Select clustering method – some may also require selecting number of clusters
- K-Means (requires number of clusters) – Uses the scikit-learn "K-means++" algorithm for clustering; this gives a better starting position and usually succeeds on the 1st try. It uses the "whitened" data matrix.
- Affinity propagation – It uses the distance matrix computed above.
- Mean-shift – It uses the "whitened" data matrix.
- Spectral clustering (requires number of clusters) – It uses the "whitened" data matrix.
- Agglomerative clustering (requires number of clusters) – It uses the distance matrix computed above.

For details of these methods, please see 2.3. Clustering — scikit-learn 1.1.2 documentation. After completion, Cluster populations are shown in the GUI and clusters are colored to match the data point colors in the PCA plot.

Outlier Analysis with scikit-learn

After selection of the PWDR or PDF data and doing the distance calculation, one can examine the distance data for possible "bad" data items. These outliers can be detected by a choice of methods that make different assumptions how the data "should" be clustered; any data that do not fall within them are flagged as outliers and are colored different in the resulting 3D PCA plot from all others that would be in clusters. Although the chosen distance method affects the appearance of the 3D PCA plot, the three outlier methods all use the original data, thus are independent of any selected distance method. The GUI is refreshed showing a listing of the outlier data; selection of any, displays that data item in the powder pattern plot tab. Any previous cluster identification, e. g. by K-means, is erased. The outlier detection methods are:

One-Class SVM - Attempts to form boundaries around the clusters; outliers are items that fall outside the boundaries.
Isolation Forest - Similar to the above but uses a different algorithm.
Local Outlier Factor - Uses the local density of other points about each point to determine if it is within a high-density area, i. e. in a cluster, or not.
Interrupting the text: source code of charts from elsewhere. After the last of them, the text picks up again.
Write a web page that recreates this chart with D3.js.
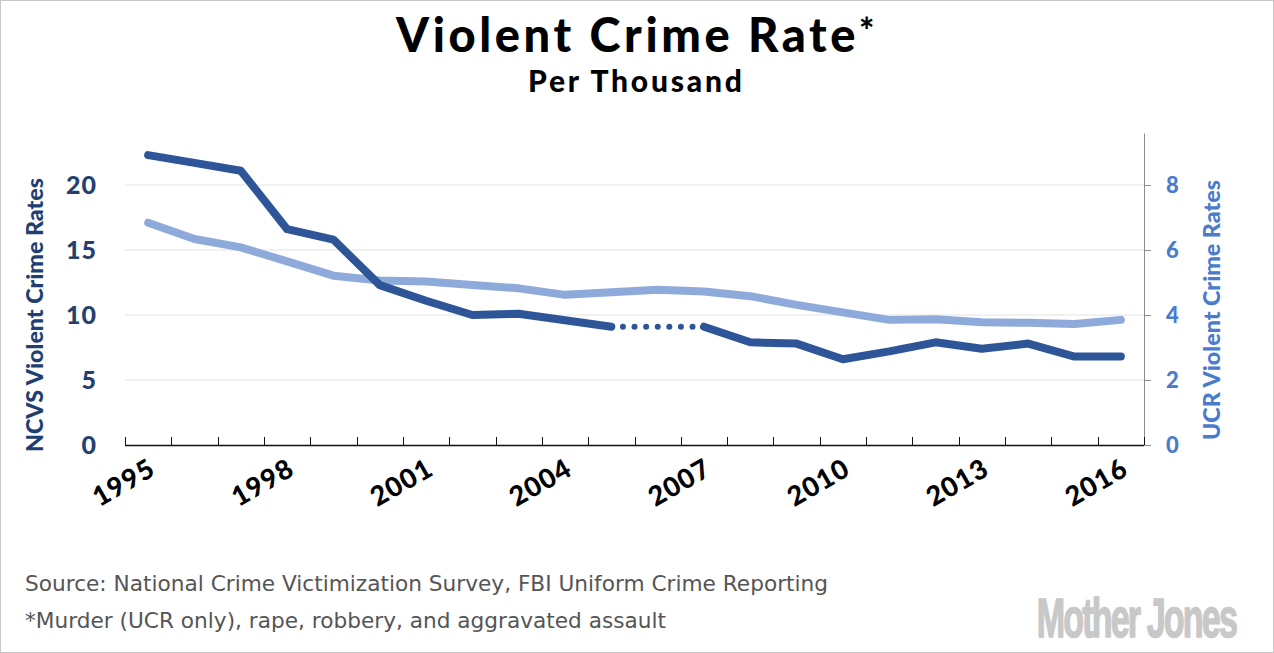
<!DOCTYPE html>
<html>
<head>
<meta charset="utf-8">
<script src="https://cdn.jsdelivr.net/npm/d3@7"></script>
<style>
  body { margin: 0; background: #fff; }
</style>
</head>
<body>
<div id="chart"></div>
<script>
var years = [1995, 1996, 1997, 1998, 1999, 2000, 2001, 2002, 2003, 2004, 2005,
             2006, 2007, 2008, 2009, 2010, 2011, 2012, 2013, 2014, 2015, 2016];
// NCVS, per thousand (no figure for 2006)
var ncvs = [22.3, 21.7, 21.1, 16.6, 15.8, 12.3, 11.1, 10.0, 10.1, 9.6, 9.1,
            null, 9.1, 7.9, 7.8, 6.6, 7.2, 7.9, 7.4, 7.8, 6.8, 6.8];
// UCR, per thousand
var ucr = [6.84, 6.34, 6.08, 5.65, 5.21, 5.06, 5.03, 4.92, 4.82, 4.62, 4.70,
           4.78, 4.72, 4.58, 4.31, 4.08, 3.85, 3.87, 3.78, 3.76, 3.72, 3.85];
var leftTicks = [0, 5, 10, 15, 20];
var rightTicks = [0, 2, 4, 6, 8];
var labelYears = [1995, 1998, 2001, 2004, 2007, 2010, 2013, 2016];

var W = 1274, H = 653;
var dark = "#2e5597", light = "#8eaadb";
var font = "Lato, 'Noto Sans', sans-serif";

var svg = d3.select("#chart").append("svg")
    .attr("width", W)
    .attr("height", H);

svg.append("rect")
    .attr("x", 0.5).attr("y", 0.5)
    .attr("width", W - 1).attr("height", H - 1)
    .attr("fill", "#fff")
    .attr("stroke", "#c8c8c8");

var x = d3.scaleBand().domain(years).range([125, 1144]);
var yL = d3.scaleLinear().domain([0, 24]).range([445, 133]);
var yR = d3.scaleLinear().domain([0, 9.6]).range([445, 133]);

// gridlines
svg.append("g").selectAll("line")
    .data(leftTicks.filter(function(d) { return d > 0; }))
    .enter().append("line")
    .attr("x1", 125).attr("x2", 1144)
    .attr("y1", function(d) { return yL(d); })
    .attr("y2", function(d) { return yL(d); })
    .attr("stroke", "#e2e2e2")
    .attr("stroke-width", 1);

// right axis
var rAxis = svg.append("g")
    .attr("transform", "translate(1144,0)")
    .call(d3.axisRight(yR).tickValues(rightTicks).tickSize(7).tickSizeOuter(0).tickFormat(""));
rAxis.select(".domain").attr("stroke", "#8c8c8c");
rAxis.selectAll(".tick line").attr("stroke", "#8c8c8c");

// bottom axis, ticks between categories pointing up
var edges = years.map(function(d) { return x(d); }).concat([x.range()[1]]);
var b = svg.append("g");
b.append("line")
    .attr("x1", 125).attr("x2", 1144)
    .attr("y1", 445.5).attr("y2", 445.5)
    .attr("stroke", "#111").attr("stroke-width", 1.5);
b.selectAll(".tk").data(edges).enter().append("line")
    .attr("x1", function(d) { return Math.round(d) + 0.5; })
    .attr("x2", function(d) { return Math.round(d) + 0.5; })
    .attr("y1", 437).attr("y2", 445)
    .attr("stroke", "#111");

// tick labels
svg.append("g").selectAll("text")
    .data(leftTicks).enter().append("text")
    .attr("x", 97)
    .attr("y", function(d) { return yL(d) + 9; })
    .attr("text-anchor", "end")
    .attr("font-family", font)
    .attr("font-weight", 900)
    .attr("font-size", 25)
    .attr("letter-spacing", 1)
    .attr("fill", "#23416f")
    .text(function(d) { return d; });

svg.append("g").selectAll("text")
    .data(rightTicks).enter().append("text")
    .attr("x", 1166)
    .attr("y", function(d) { return yR(d) + 8; })
    .attr("font-family", font)
    .attr("font-weight", 900)
    .attr("font-size", 22)
    .attr("fill", "#4a7bcc")
    .text(function(d) { return d; });

svg.append("g").selectAll("text")
    .data(labelYears).enter().append("text")
    .attr("transform", function(d) {
        return "translate(" + (x(d) + x.bandwidth() / 2 + 9) + ",474) rotate(-30)";
    })
    .attr("text-anchor", "end")
    .attr("font-family", font)
    .attr("font-weight", 900)
    .attr("font-size", 27)
    .attr("letter-spacing", 1)
    .attr("fill", "#000")
    .text(function(d) { return d; });

// axis titles
svg.append("text")
    .attr("transform", "translate(43,315) rotate(-90)")
    .attr("text-anchor", "middle")
    .attr("font-family", font)
    .attr("font-weight", 900)
    .attr("font-size", 22)
    .attr("textLength", 274)
    .attr("lengthAdjust", "spacingAndGlyphs")
    .attr("fill", "#1f3f73")
    .text("NCVS Violent Crime Rates");

svg.append("text")
    .attr("transform", "translate(1220,310) rotate(-90)")
    .attr("text-anchor", "middle")
    .attr("font-family", font)
    .attr("font-weight", 900)
    .attr("font-size", 22)
    .attr("textLength", 260)
    .attr("lengthAdjust", "spacingAndGlyphs")
    .attr("fill", "#4a7bcc")
    .text("UCR Violent Crime Rates");

// lines
var cx = function(i) { return x(years[i]) + x.bandwidth() / 2; };

var ucrLine = d3.line()
    .x(function(d, i) { return cx(i); })
    .y(function(d) { return yR(d); });
svg.append("path")
    .attr("d", ucrLine(ucr))
    .attr("fill", "none")
    .attr("stroke", light)
    .attr("stroke-width", 8)
    .attr("stroke-linecap", "round")
    .attr("stroke-linejoin", "round");

var ncvsLine = d3.line()
    .defined(function(d) { return d != null; })
    .x(function(d, i) { return cx(i); })
    .y(function(d) { return yL(d); });
svg.append("path")
    .attr("d", ncvsLine(ncvs))
    .attr("fill", "none")
    .attr("stroke", dark)
    .attr("stroke-width", 8)
    .attr("stroke-linecap", "round")
    .attr("stroke-linejoin", "round");

// dotted bridge over the missing year
ncvs.forEach(function(d, i) {
    if (d == null && i > 0 && i < ncvs.length - 1) {
        var x0 = cx(i - 1), x1 = cx(i + 1);
        svg.append("line")
            .attr("x1", x0).attr("y1", yL(ncvs[i - 1]))
            .attr("x2", x1).attr("y2", yL(ncvs[i + 1]))
            .attr("stroke", dark)
            .attr("stroke-width", 6)
            .attr("stroke-linecap", "round")
            .attr("stroke-dasharray", "0 11.6");
    }
});

// titles
var t = svg.append("text")
    .attr("x", 637).attr("y", 52)
    .attr("text-anchor", "middle")
    .attr("font-family", font)
    .attr("font-weight", 900)
    .attr("font-size", 47)
    .attr("letter-spacing", 3.6)
    .attr("fill", "#000");
t.append("tspan").text("Violent Crime Rate");
t.append("tspan").attr("font-size", 36).attr("dy", -8).text("*");

svg.append("text")
    .attr("x", 635).attr("y", 92)
    .attr("text-anchor", "middle")
    .attr("font-family", font)
    .attr("font-weight", 900)
    .attr("font-size", 30)
    .attr("textLength", 214)
    .attr("lengthAdjust", "spacing")
    .attr("fill", "#000")
    .text("Per Thousand");

// footer
svg.append("text")
    .attr("x", 25).attr("y", 591)
    .attr("font-family", "'DejaVu Sans', sans-serif")
    .attr("font-size", 21)
    .attr("textLength", 803)
    .attr("lengthAdjust", "spacingAndGlyphs")
    .attr("fill", "#555")
    .text("Source: National Crime Victimization Survey, FBI Uniform Crime Reporting");

svg.append("text")
    .attr("x", 25).attr("y", 628)
    .attr("font-family", "'DejaVu Sans', sans-serif")
    .attr("font-size", 21)
    .attr("textLength", 641)
    .attr("lengthAdjust", "spacingAndGlyphs")
    .attr("fill", "#555")
    .text("*Murder (UCR only), rape, robbery, and aggravated assault");

svg.append("text")
    .attr("transform", "translate(1236,637) scale(0.62,1)")
    .attr("text-anchor", "end")
    .attr("font-family", "'Liberation Sans', sans-serif")
    .attr("font-weight", 700)
    .attr("font-size", 55)
    .attr("letter-spacing", -3)
    .attr("fill", "#c8c8c8")
    .attr("stroke", "#c8c8c8")
    .attr("stroke-width", 1.5)
    .text("Mother Jones");
</script>
</body>
</html>
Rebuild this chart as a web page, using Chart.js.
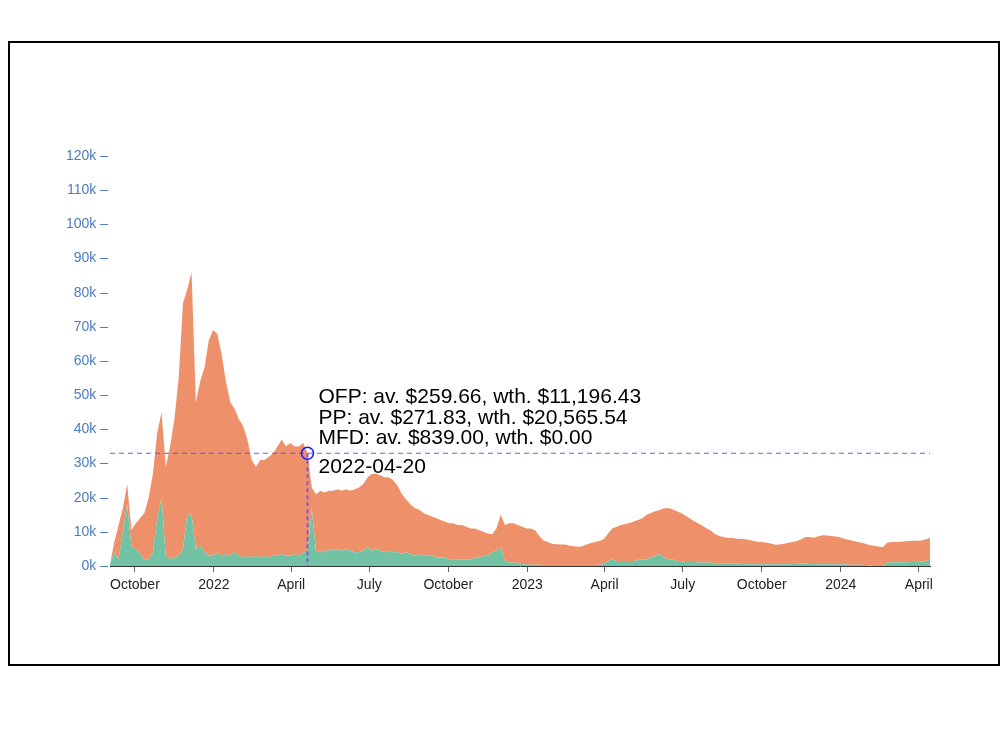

Further details of these methods can be found at 2.7. Novelty and Outlier Detection — scikit-learn 1.1.2 documentation. The current GSAS-II implementation of these methods all use the default settings for any of their respective parameters.

What can I do with the plots?

For each selection of distance method, i.e. "Euclidian", a plot tab is created with 2 or 4 plots. They are:

the distance matrix displayed in the same way the refinement covariance matrix is displayed (default coloring is "paired" – same parameter as the powder pattern contour plot);
the 3D PCA analysis plot;
the hierarchical dendrogram plot and
the PCA percent contribution plot.

Each can be zoomed independent of the others and the 1st three can be selected to show as a single plot in the tab (see Plot selection, above). A LB mouse selection (& hold button down) of a 3D PCA point will show the data set name in the plot status line. If clusters are determined by e. g. K-means, the 3D PCA points will be colored by cluster membership.